◆ EXERCISE:
Reproduce the full listing below unchanged, apart from the pictures.

>> begin

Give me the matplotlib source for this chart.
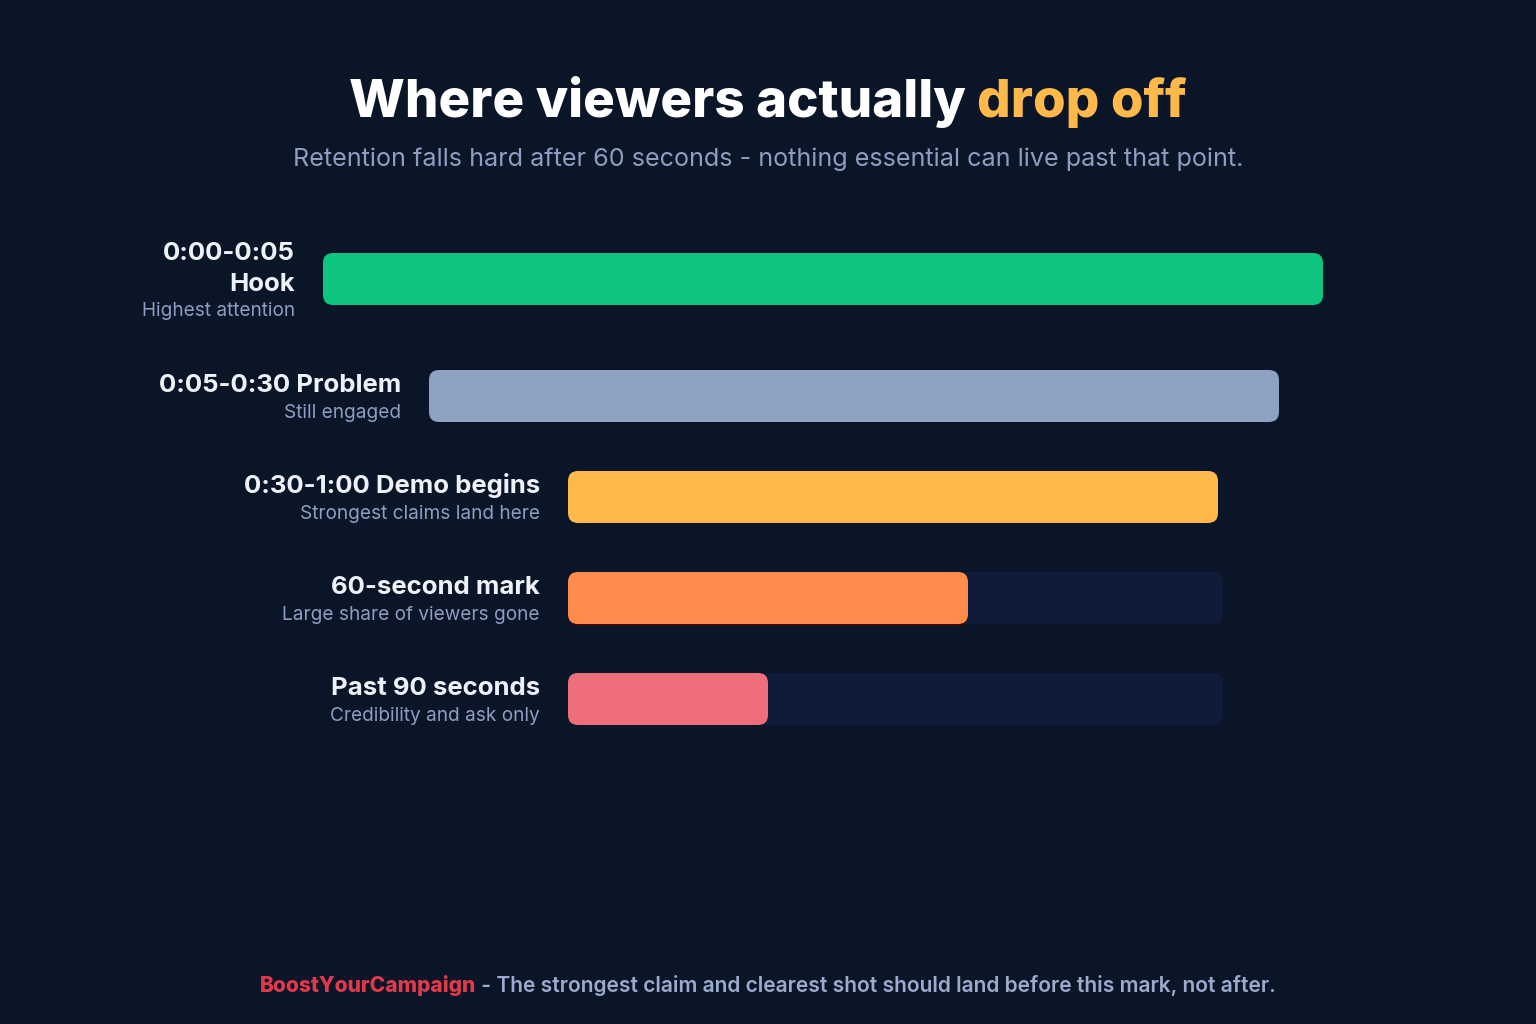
import matplotlib
matplotlib.use("Agg")
import matplotlib.pyplot as plt
from matplotlib.patches import FancyBboxPatch

# ---- data ----
labels = ["0:00-0:05\nHook", "0:05-0:30 Problem", "0:30-1:00 Demo begins",
          "60-second mark", "Past 90 seconds"]
sublabels = ["Highest attention", "Still engaged", "Strongest claims land here",
             "Large share of viewers gone", "Credibility and ask only"]
values = [100, 85, 65, 40, 20]          # retention share (bar length)
track = [0, 0, 0, 65.5, 65.5]           # background track length
colors = ["#0ec57f", "#8fa2c4", "#ffb84a", "#ff8c4c", "#ee6e7c"]

title_a = "Where viewers actually "
title_b = "drop off"
subtitle = "Retention falls hard after 60 seconds - nothing essential can live past that point."
brand = "BoostYourCampaign"
footer = " - The strongest claim and clearest shot should land before this mark, not after."

BG = "#0b1528"
TRACK = "#0f1b38"
WHITE = "#eef2f8"
MUTED = "#8e9ec0"

plt.rcParams["font.family"] = ["Inter", "DejaVu Sans"]

fig = plt.figure(figsize=(15.36, 10.24), dpi=100, facecolor=BG)
ax = fig.add_axes([0, 0, 1, 1])
ax.set_xlim(0, 1536)
ax.set_ylim(1024, 0)
ax.axis("off")
ax.set_facecolor(BG)

# layout (pixel coords)
starts = [323, 429, 568, 568, 568]
centers = [279, 396, 497, 598, 699]
bar_h = 52
scale = 10.0  # px per unit
rad = 10
LFS = 18.5
SFS = 13.7

for i in range(len(values)):
    x0 = starts[i]
    yc = centers[i]
    if track[i] > 0:
        ax.add_patch(FancyBboxPatch((x0 + rad, yc - bar_h / 2 + rad),
                                    track[i] * scale - 2 * rad, bar_h - 2 * rad,
                                    boxstyle=f"round,pad={rad}", fc=TRACK, ec="none", zorder=1))
    w = values[i] * scale
    if i == 3:
        ax.add_patch(FancyBboxPatch((x0 + rad, yc - bar_h / 2 + rad + 2),
                                    w - 2 * rad, bar_h - 2 * rad,
                                    boxstyle=f"round,pad={rad}", fc="#3a0d0a", ec="none", zorder=1.5))
    ax.add_patch(FancyBboxPatch((x0 + rad, yc - bar_h / 2 + rad),
                                w - 2 * rad, bar_h - 2 * rad,
                                boxstyle=f"round,pad={rad}", fc=colors[i], ec="none", zorder=2))
    lx = x0 - 28
    if "\n" in labels[i]:
        l1, l2 = labels[i].split("\n")
        ax.text(lx, 260, l1, ha="right", va="baseline", color=WHITE, fontsize=LFS, fontweight="bold")
        ax.text(lx, 291, l2, ha="right", va="baseline", color=WHITE, fontsize=LFS, fontweight="bold")
        ax.text(lx, 316, sublabels[i], ha="right", va="baseline", color=MUTED, fontsize=SFS)
    else:
        ax.text(lx, yc - 4, labels[i], ha="right", va="baseline", color=WHITE, fontsize=LFS, fontweight="bold")
        ax.text(lx, yc + 22, sublabels[i], ha="right", va="baseline", color=MUTED, fontsize=SFS)

# ---- title with two colours ----
fig.canvas.draw()
r = fig.canvas.get_renderer()

def width_px(t):
    bb = t.get_window_extent(renderer=r)
    return bb.width

TFS = 38
ta = ax.text(0, 117, title_a, ha="left", va="baseline", color="#ffffff", fontsize=TFS, fontweight="heavy")
tb = ax.text(0, 117, title_b, ha="left", va="baseline", color="#ffb84a", fontsize=TFS, fontweight="heavy")
wa, wb = width_px(ta), width_px(tb)
x_start = 768 - (wa + wb) / 2
ta.set_x(x_start)
tb.set_x(x_start + wa)

ax.text(768, 166, subtitle, ha="center", va="baseline", color=MUTED, fontsize=18.1)

# ---- footer ----
FFS = 15.1
fa = ax.text(0, 992, brand, ha="left", va="baseline", color="#e0394a", fontsize=FFS, fontweight="heavy")
fb = ax.text(0, 992, footer, ha="left", va="baseline", color="#9aabcc", fontsize=FFS, fontweight="semibold")
wa, wb = width_px(fa), width_px(fb)
x_start = 768 - (wa + wb) / 2
fa.set_x(x_start)
fb.set_x(x_start + wa)

fig.savefig("out.png", dpi=100, facecolor=BG)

>> end

◆ EXERCISE OUTPUT:
Give me the matplotlib source for this chart.
import matplotlib
matplotlib.use("Agg")
import matplotlib.pyplot as plt
from matplotlib.patches import FancyBboxPatch

# ---- data ----
labels = ["0:00-0:05\nHook", "0:05-0:30 Problem", "0:30-1:00 Demo begins",
          "60-second mark", "Past 90 seconds"]
sublabels = ["Highest attention", "Still engaged", "Strongest claims land here",
             "Large share of viewers gone", "Credibility and ask only"]
values = [100, 85, 65, 40, 20]          # retention share (bar length)
track = [0, 0, 0, 65.5, 65.5]           # background track length
colors = ["#0ec57f", "#8fa2c4", "#ffb84a", "#ff8c4c", "#ee6e7c"]

title_a = "Where viewers actually "
title_b = "drop off"
subtitle = "Retention falls hard after 60 seconds - nothing essential can live past that point."
brand = "BoostYourCampaign"
footer = " - The strongest claim and clearest shot should land before this mark, not after."

BG = "#0b1528"
TRACK = "#0f1b38"
WHITE = "#eef2f8"
MUTED = "#8e9ec0"

plt.rcParams["font.family"] = ["Inter", "DejaVu Sans"]

fig = plt.figure(figsize=(15.36, 10.24), dpi=100, facecolor=BG)
ax = fig.add_axes([0, 0, 1, 1])
ax.set_xlim(0, 1536)
ax.set_ylim(1024, 0)
ax.axis("off")
ax.set_facecolor(BG)

# layout (pixel coords)
starts = [323, 429, 568, 568, 568]
centers = [279, 396, 497, 598, 699]
bar_h = 52
scale = 10.0  # px per unit
rad = 10
LFS = 18.5
SFS = 13.7

for i in range(len(values)):
    x0 = starts[i]
    yc = centers[i]
    if track[i] > 0:
        ax.add_patch(FancyBboxPatch((x0 + rad, yc - bar_h / 2 + rad),
                                    track[i] * scale - 2 * rad, bar_h - 2 * rad,
                                    boxstyle=f"round,pad={rad}", fc=TRACK, ec="none", zorder=1))
    w = values[i] * scale
    if i == 3:
        ax.add_patch(FancyBboxPatch((x0 + rad, yc - bar_h / 2 + rad + 2),
                                    w - 2 * rad, bar_h - 2 * rad,
                                    boxstyle=f"round,pad={rad}", fc="#3a0d0a", ec="none", zorder=1.5))
    ax.add_patch(FancyBboxPatch((x0 + rad, yc - bar_h / 2 + rad),
                                w - 2 * rad, bar_h - 2 * rad,
                                boxstyle=f"round,pad={rad}", fc=colors[i], ec="none", zorder=2))
    lx = x0 - 28
    if "\n" in labels[i]:
        l1, l2 = labels[i].split("\n")
        ax.text(lx, 260, l1, ha="right", va="baseline", color=WHITE, fontsize=LFS, fontweight="bold")
        ax.text(lx, 291, l2, ha="right", va="baseline", color=WHITE, fontsize=LFS, fontweight="bold")
        ax.text(lx, 316, sublabels[i], ha="right", va="baseline", color=MUTED, fontsize=SFS)
    else:
        ax.text(lx, yc - 4, labels[i], ha="right", va="baseline", color=WHITE, fontsize=LFS, fontweight="bold")
        ax.text(lx, yc + 22, sublabels[i], ha="right", va="baseline", color=MUTED, fontsize=SFS)

# ---- title with two colours ----
fig.canvas.draw()
r = fig.canvas.get_renderer()

def width_px(t):
    bb = t.get_window_extent(renderer=r)
    return bb.width

TFS = 38
ta = ax.text(0, 117, title_a, ha="left", va="baseline", color="#ffffff", fontsize=TFS, fontweight="heavy")
tb = ax.text(0, 117, title_b, ha="left", va="baseline", color="#ffb84a", fontsize=TFS, fontweight="heavy")
wa, wb = width_px(ta), width_px(tb)
x_start = 768 - (wa + wb) / 2
ta.set_x(x_start)
tb.set_x(x_start + wa)

ax.text(768, 166, subtitle, ha="center", va="baseline", color=MUTED, fontsize=18.1)

# ---- footer ----
FFS = 15.1
fa = ax.text(0, 992, brand, ha="left", va="baseline", color="#e0394a", fontsize=FFS, fontweight="heavy")
fb = ax.text(0, 992, footer, ha="left", va="baseline", color="#9aabcc", fontsize=FFS, fontweight="semibold")
wa, wb = width_px(fa), width_px(fb)
x_start = 768 - (wa + wb) / 2
fa.set_x(x_start)
fb.set_x(x_start + wa)

fig.savefig("out.png", dpi=100, facecolor=BG)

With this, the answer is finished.